■ WRITTEN PROBLEM
Within the records that follow, restate exactly the lines from the line with "Generate a Python" down to the line with "gap_hi = [63.6, 63.6]", including both. Omit the pictures.

■ EXTRACTED RECORDS
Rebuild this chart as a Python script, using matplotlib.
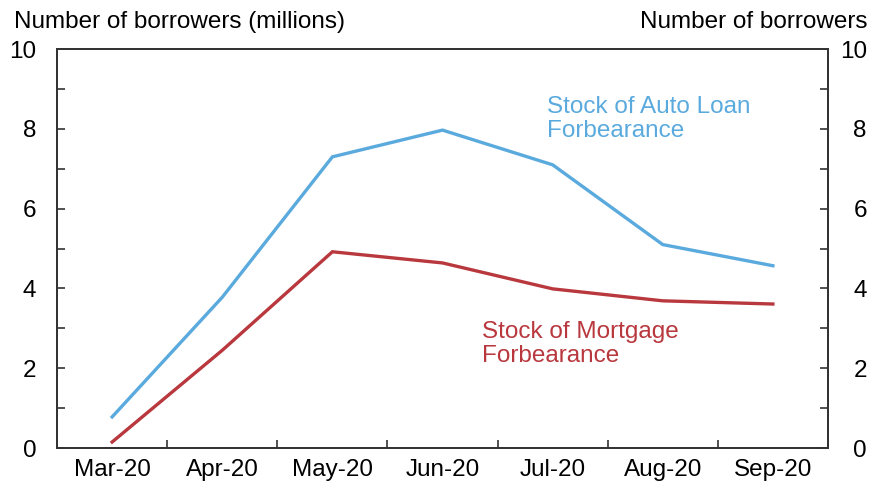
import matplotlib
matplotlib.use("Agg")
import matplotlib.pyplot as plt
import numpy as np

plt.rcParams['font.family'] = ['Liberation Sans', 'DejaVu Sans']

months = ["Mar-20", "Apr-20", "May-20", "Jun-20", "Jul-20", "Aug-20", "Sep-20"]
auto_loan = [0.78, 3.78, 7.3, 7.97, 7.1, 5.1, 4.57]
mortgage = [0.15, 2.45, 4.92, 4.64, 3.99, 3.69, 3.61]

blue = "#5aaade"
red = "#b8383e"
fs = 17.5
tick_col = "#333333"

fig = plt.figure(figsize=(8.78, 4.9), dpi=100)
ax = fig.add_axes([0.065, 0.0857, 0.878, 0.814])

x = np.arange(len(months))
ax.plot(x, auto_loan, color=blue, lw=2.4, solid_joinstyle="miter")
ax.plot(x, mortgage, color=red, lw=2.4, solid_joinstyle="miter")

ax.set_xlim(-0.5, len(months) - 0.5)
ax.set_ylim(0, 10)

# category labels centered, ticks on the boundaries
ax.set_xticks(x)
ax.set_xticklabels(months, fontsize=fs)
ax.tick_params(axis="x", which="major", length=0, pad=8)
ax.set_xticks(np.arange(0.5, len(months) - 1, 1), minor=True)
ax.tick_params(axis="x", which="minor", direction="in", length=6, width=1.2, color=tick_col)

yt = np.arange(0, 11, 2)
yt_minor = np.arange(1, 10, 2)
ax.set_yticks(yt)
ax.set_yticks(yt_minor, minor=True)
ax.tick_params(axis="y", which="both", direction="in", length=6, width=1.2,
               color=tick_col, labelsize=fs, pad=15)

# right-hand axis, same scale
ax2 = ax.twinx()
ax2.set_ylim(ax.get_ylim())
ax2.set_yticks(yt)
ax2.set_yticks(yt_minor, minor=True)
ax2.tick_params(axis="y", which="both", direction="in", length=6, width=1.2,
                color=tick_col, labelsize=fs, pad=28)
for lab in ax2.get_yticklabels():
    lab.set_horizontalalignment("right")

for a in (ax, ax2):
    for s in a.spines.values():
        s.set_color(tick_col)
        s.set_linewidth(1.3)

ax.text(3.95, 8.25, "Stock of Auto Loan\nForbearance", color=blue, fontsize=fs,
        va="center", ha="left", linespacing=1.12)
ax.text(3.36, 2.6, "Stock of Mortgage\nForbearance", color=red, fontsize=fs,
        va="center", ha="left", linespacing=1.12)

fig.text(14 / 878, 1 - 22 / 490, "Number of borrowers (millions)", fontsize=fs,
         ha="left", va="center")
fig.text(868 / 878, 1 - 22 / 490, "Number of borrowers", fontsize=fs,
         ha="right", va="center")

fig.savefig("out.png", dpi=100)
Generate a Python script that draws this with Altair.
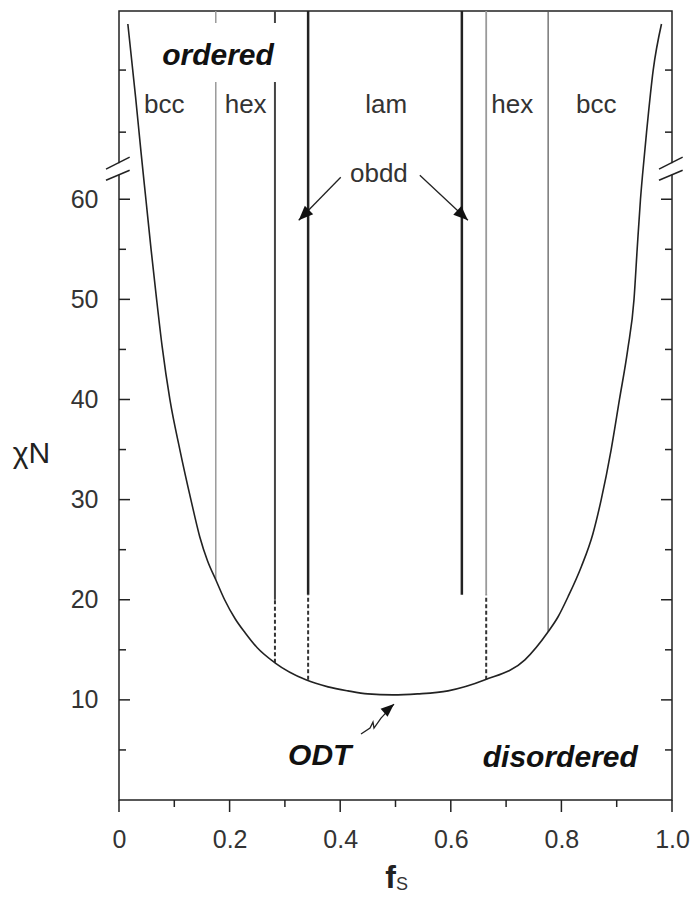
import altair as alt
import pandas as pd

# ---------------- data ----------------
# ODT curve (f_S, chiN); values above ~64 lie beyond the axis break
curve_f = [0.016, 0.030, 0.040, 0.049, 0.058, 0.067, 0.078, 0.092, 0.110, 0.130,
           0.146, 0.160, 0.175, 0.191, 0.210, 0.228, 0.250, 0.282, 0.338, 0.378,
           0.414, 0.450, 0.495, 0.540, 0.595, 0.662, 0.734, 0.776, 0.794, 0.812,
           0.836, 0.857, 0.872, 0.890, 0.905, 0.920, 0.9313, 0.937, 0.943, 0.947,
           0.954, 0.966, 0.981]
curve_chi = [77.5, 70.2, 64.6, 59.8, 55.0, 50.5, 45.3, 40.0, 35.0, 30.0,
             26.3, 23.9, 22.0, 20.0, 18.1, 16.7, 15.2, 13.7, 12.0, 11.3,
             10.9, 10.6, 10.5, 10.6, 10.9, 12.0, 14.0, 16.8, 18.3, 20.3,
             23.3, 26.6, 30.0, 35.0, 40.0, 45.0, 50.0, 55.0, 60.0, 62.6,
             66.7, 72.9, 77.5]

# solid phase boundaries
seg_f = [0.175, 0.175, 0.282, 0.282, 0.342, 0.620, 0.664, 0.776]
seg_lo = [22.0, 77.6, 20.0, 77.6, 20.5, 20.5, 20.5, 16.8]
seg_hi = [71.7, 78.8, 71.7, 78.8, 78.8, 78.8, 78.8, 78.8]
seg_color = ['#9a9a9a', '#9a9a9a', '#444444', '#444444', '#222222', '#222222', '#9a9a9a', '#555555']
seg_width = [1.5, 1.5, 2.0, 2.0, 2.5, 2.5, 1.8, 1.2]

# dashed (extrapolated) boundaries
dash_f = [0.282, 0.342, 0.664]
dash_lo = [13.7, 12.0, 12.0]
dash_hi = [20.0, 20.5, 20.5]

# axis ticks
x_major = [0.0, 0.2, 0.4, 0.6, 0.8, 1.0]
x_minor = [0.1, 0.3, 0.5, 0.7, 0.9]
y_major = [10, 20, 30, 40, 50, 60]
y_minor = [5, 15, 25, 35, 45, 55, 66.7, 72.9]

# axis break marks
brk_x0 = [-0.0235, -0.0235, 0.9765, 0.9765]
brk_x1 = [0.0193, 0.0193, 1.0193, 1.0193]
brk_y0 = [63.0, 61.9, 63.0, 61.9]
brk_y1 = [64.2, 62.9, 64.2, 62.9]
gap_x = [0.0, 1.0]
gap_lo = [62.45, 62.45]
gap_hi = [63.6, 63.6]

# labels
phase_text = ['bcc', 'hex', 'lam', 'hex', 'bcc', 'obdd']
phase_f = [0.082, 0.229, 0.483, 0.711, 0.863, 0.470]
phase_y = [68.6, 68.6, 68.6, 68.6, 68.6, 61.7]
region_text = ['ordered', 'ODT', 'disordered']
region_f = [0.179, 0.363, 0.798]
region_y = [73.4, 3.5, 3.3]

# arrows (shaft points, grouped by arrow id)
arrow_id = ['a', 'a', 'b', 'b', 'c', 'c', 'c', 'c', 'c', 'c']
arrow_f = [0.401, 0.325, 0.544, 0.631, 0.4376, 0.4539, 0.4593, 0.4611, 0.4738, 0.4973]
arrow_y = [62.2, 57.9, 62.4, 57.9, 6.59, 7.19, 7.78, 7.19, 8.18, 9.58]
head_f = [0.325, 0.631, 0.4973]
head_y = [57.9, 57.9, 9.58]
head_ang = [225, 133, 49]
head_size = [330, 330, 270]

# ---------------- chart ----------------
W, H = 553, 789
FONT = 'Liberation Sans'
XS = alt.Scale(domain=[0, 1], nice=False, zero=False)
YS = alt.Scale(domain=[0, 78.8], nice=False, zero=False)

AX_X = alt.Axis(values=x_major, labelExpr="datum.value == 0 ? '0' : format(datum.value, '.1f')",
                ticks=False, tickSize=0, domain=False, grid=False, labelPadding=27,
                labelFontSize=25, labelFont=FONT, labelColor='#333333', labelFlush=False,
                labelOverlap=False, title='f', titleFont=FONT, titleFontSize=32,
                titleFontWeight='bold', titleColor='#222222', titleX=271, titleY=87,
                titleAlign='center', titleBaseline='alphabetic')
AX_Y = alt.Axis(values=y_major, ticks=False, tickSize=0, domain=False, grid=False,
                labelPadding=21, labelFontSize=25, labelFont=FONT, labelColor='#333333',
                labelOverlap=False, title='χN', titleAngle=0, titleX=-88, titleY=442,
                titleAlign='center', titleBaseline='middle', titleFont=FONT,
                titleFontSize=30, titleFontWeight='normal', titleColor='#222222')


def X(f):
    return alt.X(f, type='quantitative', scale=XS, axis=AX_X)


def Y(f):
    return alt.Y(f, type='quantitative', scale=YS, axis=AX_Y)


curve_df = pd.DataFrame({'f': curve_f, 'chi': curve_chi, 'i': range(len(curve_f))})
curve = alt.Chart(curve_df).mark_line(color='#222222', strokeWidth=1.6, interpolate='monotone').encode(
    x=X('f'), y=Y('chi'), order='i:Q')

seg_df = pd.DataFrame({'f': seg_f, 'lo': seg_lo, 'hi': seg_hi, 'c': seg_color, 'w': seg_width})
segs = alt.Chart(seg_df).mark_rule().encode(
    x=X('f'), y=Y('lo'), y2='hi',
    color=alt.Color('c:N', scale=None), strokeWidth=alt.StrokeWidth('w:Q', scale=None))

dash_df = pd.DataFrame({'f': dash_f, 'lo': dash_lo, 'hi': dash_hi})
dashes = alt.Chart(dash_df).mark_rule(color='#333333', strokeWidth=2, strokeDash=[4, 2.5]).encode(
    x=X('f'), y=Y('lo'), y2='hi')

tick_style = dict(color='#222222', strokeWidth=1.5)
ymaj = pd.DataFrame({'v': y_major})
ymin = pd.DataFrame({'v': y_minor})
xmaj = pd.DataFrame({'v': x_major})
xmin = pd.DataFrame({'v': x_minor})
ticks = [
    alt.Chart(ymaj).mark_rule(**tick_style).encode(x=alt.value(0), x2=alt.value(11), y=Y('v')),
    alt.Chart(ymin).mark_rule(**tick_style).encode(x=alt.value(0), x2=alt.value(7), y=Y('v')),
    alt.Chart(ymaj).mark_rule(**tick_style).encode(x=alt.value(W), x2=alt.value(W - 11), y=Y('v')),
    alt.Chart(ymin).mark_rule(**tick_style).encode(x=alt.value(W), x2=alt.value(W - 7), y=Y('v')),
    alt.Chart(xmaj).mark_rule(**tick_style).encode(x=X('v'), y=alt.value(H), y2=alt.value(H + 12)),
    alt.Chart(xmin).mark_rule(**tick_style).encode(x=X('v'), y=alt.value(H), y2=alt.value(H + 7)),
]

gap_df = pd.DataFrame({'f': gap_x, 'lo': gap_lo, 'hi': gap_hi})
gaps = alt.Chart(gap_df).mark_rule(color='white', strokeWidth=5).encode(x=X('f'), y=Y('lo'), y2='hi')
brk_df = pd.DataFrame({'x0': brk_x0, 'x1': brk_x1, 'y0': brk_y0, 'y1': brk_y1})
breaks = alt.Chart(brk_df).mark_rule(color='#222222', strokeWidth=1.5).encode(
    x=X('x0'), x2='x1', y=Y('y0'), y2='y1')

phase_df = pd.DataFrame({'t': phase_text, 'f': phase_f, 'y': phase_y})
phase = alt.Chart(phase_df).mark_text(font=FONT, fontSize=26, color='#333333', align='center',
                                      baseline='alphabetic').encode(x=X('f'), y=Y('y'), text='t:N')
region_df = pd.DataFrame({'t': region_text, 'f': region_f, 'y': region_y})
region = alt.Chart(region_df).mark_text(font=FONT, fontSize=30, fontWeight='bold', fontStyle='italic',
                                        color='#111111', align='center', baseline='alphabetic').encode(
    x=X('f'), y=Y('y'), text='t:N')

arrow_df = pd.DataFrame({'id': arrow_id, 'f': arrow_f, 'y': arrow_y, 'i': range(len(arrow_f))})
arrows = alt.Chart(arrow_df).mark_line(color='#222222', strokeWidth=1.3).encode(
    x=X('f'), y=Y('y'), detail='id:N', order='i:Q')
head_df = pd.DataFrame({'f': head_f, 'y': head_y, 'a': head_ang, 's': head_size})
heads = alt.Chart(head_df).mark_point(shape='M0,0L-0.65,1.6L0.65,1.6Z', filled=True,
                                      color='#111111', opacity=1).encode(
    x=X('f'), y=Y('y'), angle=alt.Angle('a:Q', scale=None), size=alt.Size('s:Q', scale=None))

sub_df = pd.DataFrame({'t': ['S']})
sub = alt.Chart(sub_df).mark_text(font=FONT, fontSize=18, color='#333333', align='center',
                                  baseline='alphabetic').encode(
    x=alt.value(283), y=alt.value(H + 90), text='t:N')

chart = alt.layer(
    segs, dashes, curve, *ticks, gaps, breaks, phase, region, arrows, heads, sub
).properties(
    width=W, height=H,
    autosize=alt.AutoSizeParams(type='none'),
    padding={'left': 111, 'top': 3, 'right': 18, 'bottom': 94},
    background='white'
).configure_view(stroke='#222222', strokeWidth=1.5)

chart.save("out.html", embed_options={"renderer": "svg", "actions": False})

■ THE REPLY
Generate a Python script that draws this with Altair.
import altair as alt
import pandas as pd

# ---------------- data ----------------
# ODT curve (f_S, chiN); values above ~64 lie beyond the axis break
curve_f = [0.016, 0.030, 0.040, 0.049, 0.058, 0.067, 0.078, 0.092, 0.110, 0.130,
           0.146, 0.160, 0.175, 0.191, 0.210, 0.228, 0.250, 0.282, 0.338, 0.378,
           0.414, 0.450, 0.495, 0.540, 0.595, 0.662, 0.734, 0.776, 0.794, 0.812,
           0.836, 0.857, 0.872, 0.890, 0.905, 0.920, 0.9313, 0.937, 0.943, 0.947,
           0.954, 0.966, 0.981]
curve_chi = [77.5, 70.2, 64.6, 59.8, 55.0, 50.5, 45.3, 40.0, 35.0, 30.0,
             26.3, 23.9, 22.0, 20.0, 18.1, 16.7, 15.2, 13.7, 12.0, 11.3,
             10.9, 10.6, 10.5, 10.6, 10.9, 12.0, 14.0, 16.8, 18.3, 20.3,
             23.3, 26.6, 30.0, 35.0, 40.0, 45.0, 50.0, 55.0, 60.0, 62.6,
             66.7, 72.9, 77.5]

# solid phase boundaries
seg_f = [0.175, 0.175, 0.282, 0.282, 0.342, 0.620, 0.664, 0.776]
seg_lo = [22.0, 77.6, 20.0, 77.6, 20.5, 20.5, 20.5, 16.8]
seg_hi = [71.7, 78.8, 71.7, 78.8, 78.8, 78.8, 78.8, 78.8]
seg_color = ['#9a9a9a', '#9a9a9a', '#444444', '#444444', '#222222', '#222222', '#9a9a9a', '#555555']
seg_width = [1.5, 1.5, 2.0, 2.0, 2.5, 2.5, 1.8, 1.2]

# dashed (extrapolated) boundaries
dash_f = [0.282, 0.342, 0.664]
dash_lo = [13.7, 12.0, 12.0]
dash_hi = [20.0, 20.5, 20.5]

# axis ticks
x_major = [0.0, 0.2, 0.4, 0.6, 0.8, 1.0]
x_minor = [0.1, 0.3, 0.5, 0.7, 0.9]
y_major = [10, 20, 30, 40, 50, 60]
y_minor = [5, 15, 25, 35, 45, 55, 66.7, 72.9]

# axis break marks
brk_x0 = [-0.0235, -0.0235, 0.9765, 0.9765]
brk_x1 = [0.0193, 0.0193, 1.0193, 1.0193]
brk_y0 = [63.0, 61.9, 63.0, 61.9]
brk_y1 = [64.2, 62.9, 64.2, 62.9]
gap_x = [0.0, 1.0]
gap_lo = [62.45, 62.45]
gap_hi = [63.6, 63.6]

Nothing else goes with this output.